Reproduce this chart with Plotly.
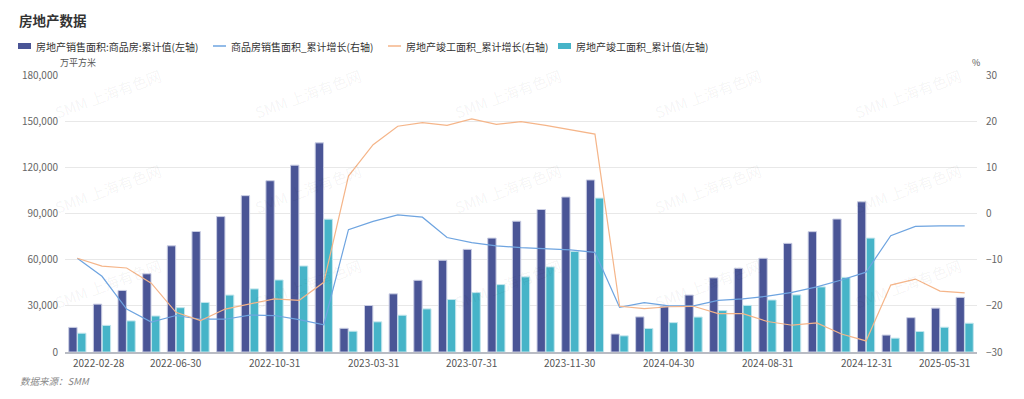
import plotly.graph_objects as go

months = [
    "2022-02-28", "2022-03-31", "2022-04-30", "2022-05-31", "2022-06-30", "2022-07-31",
    "2022-08-31", "2022-09-30", "2022-10-31", "2022-11-30", "2022-12-31",
    "2023-02-28", "2023-03-31", "2023-04-30", "2023-05-31", "2023-06-30", "2023-07-31",
    "2023-08-31", "2023-09-30", "2023-10-31", "2023-11-30", "2023-12-31",
    "2024-02-29", "2024-03-31", "2024-04-30", "2024-05-31", "2024-06-30", "2024-07-31",
    "2024-08-31", "2024-09-30", "2024-10-31", "2024-11-30", "2024-12-31",
    "2025-02-28", "2025-03-31", "2025-04-30", "2025-05-31",
]

sales_area = [
    16000, 31100, 40000, 50800, 69000, 78300, 88000, 101600, 111300, 121400, 135900,
    15400, 30200, 37800, 46600, 59600, 66700, 74000, 85000, 92600, 100700, 111800,
    11700, 22800, 29500, 37000, 48200, 54400, 60900, 70600, 78200, 86400, 97600,
    11000, 22300, 28500, 35500,
]

completion_area = [
    12200, 17300, 20200, 23400, 28800, 32200, 37000, 41000, 46800, 55900, 86300,
    13500, 19600, 23900, 28000, 34100, 38600, 43800, 48800, 55300, 65400, 100000,
    10500, 15300, 19100, 22700, 26900, 30300, 33800, 37100, 42300, 48500, 74000,
    9000, 13300, 16100, 18700,
]

sales_growth = [
    -9.7, -13.6, -20.7, -23.5, -22.1, -22.9, -22.9, -22.0, -22.1, -23.0, -24.1,
    -3.5, -1.7, -0.3, -0.8, -5.2, -6.3, -7.0, -7.4, -7.6, -7.9, -8.4,
    -20.3, -19.3, -20.0, -20.0, -18.8, -18.5, -17.9, -17.1, -15.9, -14.4, -12.7,
    -4.8, -2.8, -2.7, -2.7,
]

completion_growth = [
    -9.7, -11.4, -11.8, -15.1, -21.4, -23.2, -20.7, -19.6, -18.5, -18.8, -14.9,
    8.1, 14.9, 18.9, 19.7, 19.1, 20.5, 19.3, 19.9, 19.1, 18.1, 17.2,
    -20.1, -20.6, -20.2, -20.1, -21.7, -21.7, -23.4, -24.2, -23.7, -26.1, -27.6,
    -15.5, -14.2, -16.8, -17.2,
]

tick_labels = months[::4]

series_names = [
    "房地产销售面积:商品房:累计值(左轴)",
    "商品房销售面积_累计增长(右轴)",
    "房地产竣工面积_累计增长(右轴)",
    "房地产竣工面积_累计值(左轴)",
]
series_colors = ["#4a5596", "#6ea4e0", "#f5b589", "#46b4c8"]

FONT = "Noto Sans CJK SC, Noto Sans, sans-serif"

# page has an 8px body margin: lay out in screen pixels, then offset
OFF = 8
FIG_W, FIG_H = 1024 - OFF, 399 - OFF

fig = go.Figure()
fig.add_trace(go.Bar(
    x=months, y=sales_area, name=series_names[0],
    marker=dict(color=series_colors[0], line=dict(color="#c9cde3", width=1)),
    yaxis="y",
))
fig.add_trace(go.Scatter(
    x=months, y=sales_growth, name=series_names[1],
    mode="lines", line=dict(color=series_colors[1], width=1.2), yaxis="y2",
))
fig.add_trace(go.Scatter(
    x=months, y=completion_growth, name=series_names[2],
    mode="lines", line=dict(color=series_colors[2], width=1.2), yaxis="y2",
))
fig.add_trace(go.Bar(
    x=months, y=completion_area, name=series_names[3],
    marker=dict(color=series_colors[3], line=dict(color="#c3e6ed", width=1)),
    yaxis="y",
))

# plot area in screen pixels
L, R, T, B = 65, 977, 75, 352
W, H = R - L, B - T


def px(x):
    return (x - L) / W


def py(y):
    return (B - y) / H


ann = []
shapes = []

# title
ann.append(dict(text="<b>房地产数据</b>", x=px(17), y=py(20), xref="paper", yref="paper",
                showarrow=False, font=dict(size=13.5, color="#333"), xanchor="left", yanchor="middle"))

# manual legend (symbol + text), positions in screen pixels
legend_x = [18, 213, 388, 558]
legend_kind = ["bar", "line", "line", "bar"]
for name, color, lx, kind in zip(series_names, series_colors, legend_x, legend_kind):
    if kind == "bar":
        shapes.append(dict(type="rect", xref="paper", yref="paper",
                           x0=px(lx), x1=px(lx + 13), y0=py(49), y1=py(43),
                           fillcolor=color, line=dict(width=0)))
    else:
        shapes.append(dict(type="line", xref="paper", yref="paper",
                           x0=px(lx), x1=px(lx + 13), y0=py(46), y1=py(46),
                           line=dict(color=color, width=1.5)))
    ann.append(dict(text=name, x=px(lx + 16), y=py(46), xref="paper", yref="paper",
                    showarrow=False, font=dict(size=10, color="#333"),
                    xanchor="left", yanchor="middle"))

ann.append(dict(text="万平方米", x=px(78), y=py(62), xref="paper", yref="paper",
                showarrow=False, font=dict(size=9, color="#555"), xanchor="center", yanchor="middle"))
ann.append(dict(text="%", x=px(976), y=py(62), xref="paper", yref="paper",
                showarrow=False, font=dict(size=9, color="#555"), xanchor="center", yanchor="middle"))
ann.append(dict(text="<i>数据来源：SMM</i>", x=px(18), y=py(381), xref="paper", yref="paper",
                showarrow=False, font=dict(size=9.5, color="#888"), xanchor="left", yanchor="middle"))

# x tick labels (first/last nudged inward like the reference)
for i, lab in enumerate(tick_labels):
    shift = 0
    if i == 0:
        shift = 22
    elif i == len(tick_labels) - 1:
        shift = -20
    ann.append(dict(text=lab, x=lab, xref="x", y=py(362), yref="paper", xshift=shift,
                    showarrow=False, font=dict(size=10, color="#555"),
                    xanchor="center", yanchor="middle"))

# watermarks
for cx in [108, 308, 508, 708, 908]:
    for cy in [93, 188, 283]:
        ann.append(dict(text="SMM 上海有色网", x=px(cx), y=py(cy), xref="paper", yref="paper",
                        showarrow=False, textangle=-20,
                        font=dict(size=15, color="rgba(0,0,0,0.05)"),
                        xanchor="center", yanchor="middle"))

fig.update_layout(
    width=FIG_W, height=FIG_H,
    margin=dict(l=L - OFF, r=1024 - R, t=T - OFF, b=399 - B, pad=0, autoexpand=False),
    paper_bgcolor="white", plot_bgcolor="white",
    font=dict(family=FONT, size=11, color="#555"),
    barmode="group", bargap=0.28, bargroupgap=0.06,
    showlegend=False,
    xaxis=dict(type="category", categoryorder="array", categoryarray=months,
               showticklabels=False,
               showgrid=False, showline=True, linecolor="#b9bcc4", linewidth=1.5,
               ticks=""),
    yaxis=dict(range=[0, 180000], dtick=30000, tickformat=",", showgrid=True,
               gridcolor="#e8e8e8", gridwidth=1, zeroline=False, showline=False,
               ticks="", tickfont=dict(size=10, color="#666"), ticklabelstandoff=6),
    yaxis2=dict(range=[-30, 30], dtick=10, overlaying="y", side="right", showgrid=False,
                zeroline=False, showline=False, ticks="",
                tickfont=dict(size=10, color="#666"), ticklabelstandoff=8),
    annotations=ann,
    shapes=shapes,
)

fig.write_html("out.html")
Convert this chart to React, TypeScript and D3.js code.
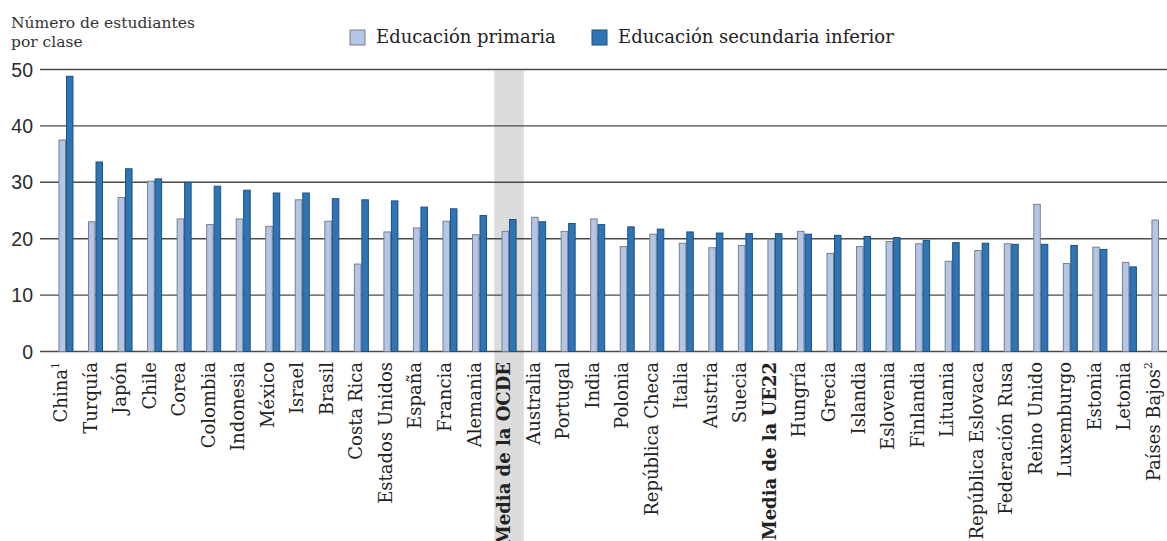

### WRITTEN REQUEST
Retype the listing exactly. Pictures do not belong in the copy.

### TASK RESULT
Reproduce this chart with Plotly.
import plotly.graph_objects as go

months = [
    "2022-02-28", "2022-03-31", "2022-04-30", "2022-05-31", "2022-06-30", "2022-07-31",
    "2022-08-31", "2022-09-30", "2022-10-31", "2022-11-30", "2022-12-31",
    "2023-02-28", "2023-03-31", "2023-04-30", "2023-05-31", "2023-06-30", "2023-07-31",
    "2023-08-31", "2023-09-30", "2023-10-31", "2023-11-30", "2023-12-31",
    "2024-02-29", "2024-03-31", "2024-04-30", "2024-05-31", "2024-06-30", "2024-07-31",
    "2024-08-31", "2024-09-30", "2024-10-31", "2024-11-30", "2024-12-31",
    "2025-02-28", "2025-03-31", "2025-04-30", "2025-05-31",
]

sales_area = [
    16000, 31100, 40000, 50800, 69000, 78300, 88000, 101600, 111300, 121400, 135900,
    15400, 30200, 37800, 46600, 59600, 66700, 74000, 85000, 92600, 100700, 111800,
    11700, 22800, 29500, 37000, 48200, 54400, 60900, 70600, 78200, 86400, 97600,
    11000, 22300, 28500, 35500,
]

completion_area = [
    12200, 17300, 20200, 23400, 28800, 32200, 37000, 41000, 46800, 55900, 86300,
    13500, 19600, 23900, 28000, 34100, 38600, 43800, 48800, 55300, 65400, 100000,
    10500, 15300, 19100, 22700, 26900, 30300, 33800, 37100, 42300, 48500, 74000,
    9000, 13300, 16100, 18700,
]

sales_growth = [
    -9.7, -13.6, -20.7, -23.5, -22.1, -22.9, -22.9, -22.0, -22.1, -23.0, -24.1,
    -3.5, -1.7, -0.3, -0.8, -5.2, -6.3, -7.0, -7.4, -7.6, -7.9, -8.4,
    -20.3, -19.3, -20.0, -20.0, -18.8, -18.5, -17.9, -17.1, -15.9, -14.4, -12.7,
    -4.8, -2.8, -2.7, -2.7,
]

completion_growth = [
    -9.7, -11.4, -11.8, -15.1, -21.4, -23.2, -20.7, -19.6, -18.5, -18.8, -14.9,
    8.1, 14.9, 18.9, 19.7, 19.1, 20.5, 19.3, 19.9, 19.1, 18.1, 17.2,
    -20.1, -20.6, -20.2, -20.1, -21.7, -21.7, -23.4, -24.2, -23.7, -26.1, -27.6,
    -15.5, -14.2, -16.8, -17.2,
]

tick_labels = months[::4]

series_names = [
    "房地产销售面积:商品房:累计值(左轴)",
    "商品房销售面积_累计增长(右轴)",
    "房地产竣工面积_累计增长(右轴)",
    "房地产竣工面积_累计值(左轴)",
]
series_colors = ["#4a5596", "#6ea4e0", "#f5b589", "#46b4c8"]

FONT = "Noto Sans CJK SC, Noto Sans, sans-serif"

# page has an 8px body margin: lay out in screen pixels, then offset
OFF = 8
FIG_W, FIG_H = 1024 - OFF, 399 - OFF

fig = go.Figure()
fig.add_trace(go.Bar(
    x=months, y=sales_area, name=series_names[0],
    marker=dict(color=series_colors[0], line=dict(color="#c9cde3", width=1)),
    yaxis="y",
))
fig.add_trace(go.Scatter(
    x=months, y=sales_growth, name=series_names[1],
    mode="lines", line=dict(color=series_colors[1], width=1.2), yaxis="y2",
))
fig.add_trace(go.Scatter(
    x=months, y=completion_growth, name=series_names[2],
    mode="lines", line=dict(color=series_colors[2], width=1.2), yaxis="y2",
))
fig.add_trace(go.Bar(
    x=months, y=completion_area, name=series_names[3],
    marker=dict(color=series_colors[3], line=dict(color="#c3e6ed", width=1)),
    yaxis="y",
))

# plot area in screen pixels
L, R, T, B = 65, 977, 75, 352
W, H = R - L, B - T


def px(x):
    return (x - L) / W


def py(y):
    return (B - y) / H


ann = []
shapes = []

# title
ann.append(dict(text="<b>房地产数据</b>", x=px(17), y=py(20), xref="paper", yref="paper",
                showarrow=False, font=dict(size=13.5, color="#333"), xanchor="left", yanchor="middle"))

# manual legend (symbol + text), positions in screen pixels
legend_x = [18, 213, 388, 558]
legend_kind = ["bar", "line", "line", "bar"]
for name, color, lx, kind in zip(series_names, series_colors, legend_x, legend_kind):
    if kind == "bar":
        shapes.append(dict(type="rect", xref="paper", yref="paper",
                           x0=px(lx), x1=px(lx + 13), y0=py(49), y1=py(43),
                           fillcolor=color, line=dict(width=0)))
    else:
        shapes.append(dict(type="line", xref="paper", yref="paper",
                           x0=px(lx), x1=px(lx + 13), y0=py(46), y1=py(46),
                           line=dict(color=color, width=1.5)))
    ann.append(dict(text=name, x=px(lx + 16), y=py(46), xref="paper", yref="paper",
                    showarrow=False, font=dict(size=10, color="#333"),
                    xanchor="left", yanchor="middle"))

ann.append(dict(text="万平方米", x=px(78), y=py(62), xref="paper", yref="paper",
                showarrow=False, font=dict(size=9, color="#555"), xanchor="center", yanchor="middle"))
ann.append(dict(text="%", x=px(976), y=py(62), xref="paper", yref="paper",
                showarrow=False, font=dict(size=9, color="#555"), xanchor="center", yanchor="middle"))
ann.append(dict(text="<i>数据来源：SMM</i>", x=px(18), y=py(381), xref="paper", yref="paper",
                showarrow=False, font=dict(size=9.5, color="#888"), xanchor="left", yanchor="middle"))

# x tick labels (first/last nudged inward like the reference)
for i, lab in enumerate(tick_labels):
    shift = 0
    if i == 0:
        shift = 22
    elif i == len(tick_labels) - 1:
        shift = -20
    ann.append(dict(text=lab, x=lab, xref="x", y=py(362), yref="paper", xshift=shift,
                    showarrow=False, font=dict(size=10, color="#555"),
                    xanchor="center", yanchor="middle"))

# watermarks
for cx in [108, 308, 508, 708, 908]:
    for cy in [93, 188, 283]:
        ann.append(dict(text="SMM 上海有色网", x=px(cx), y=py(cy), xref="paper", yref="paper",
                        showarrow=False, textangle=-20,
                        font=dict(size=15, color="rgba(0,0,0,0.05)"),
                        xanchor="center", yanchor="middle"))

fig.update_layout(
    width=FIG_W, height=FIG_H,
    margin=dict(l=L - OFF, r=1024 - R, t=T - OFF, b=399 - B, pad=0, autoexpand=False),
    paper_bgcolor="white", plot_bgcolor="white",
    font=dict(family=FONT, size=11, color="#555"),
    barmode="group", bargap=0.28, bargroupgap=0.06,
    showlegend=False,
    xaxis=dict(type="category", categoryorder="array", categoryarray=months,
               showticklabels=False,
               showgrid=False, showline=True, linecolor="#b9bcc4", linewidth=1.5,
               ticks=""),
    yaxis=dict(range=[0, 180000], dtick=30000, tickformat=",", showgrid=True,
               gridcolor="#e8e8e8", gridwidth=1, zeroline=False, showline=False,
               ticks="", tickfont=dict(size=10, color="#666"), ticklabelstandoff=6),
    yaxis2=dict(range=[-30, 30], dtick=10, overlaying="y", side="right", showgrid=False,
                zeroline=False, showline=False, ticks="",
                tickfont=dict(size=10, color="#666"), ticklabelstandoff=8),
    annotations=ann,
    shapes=shapes,
)

fig.write_html("out.html")
Convert this chart to React, TypeScript and D3.js code.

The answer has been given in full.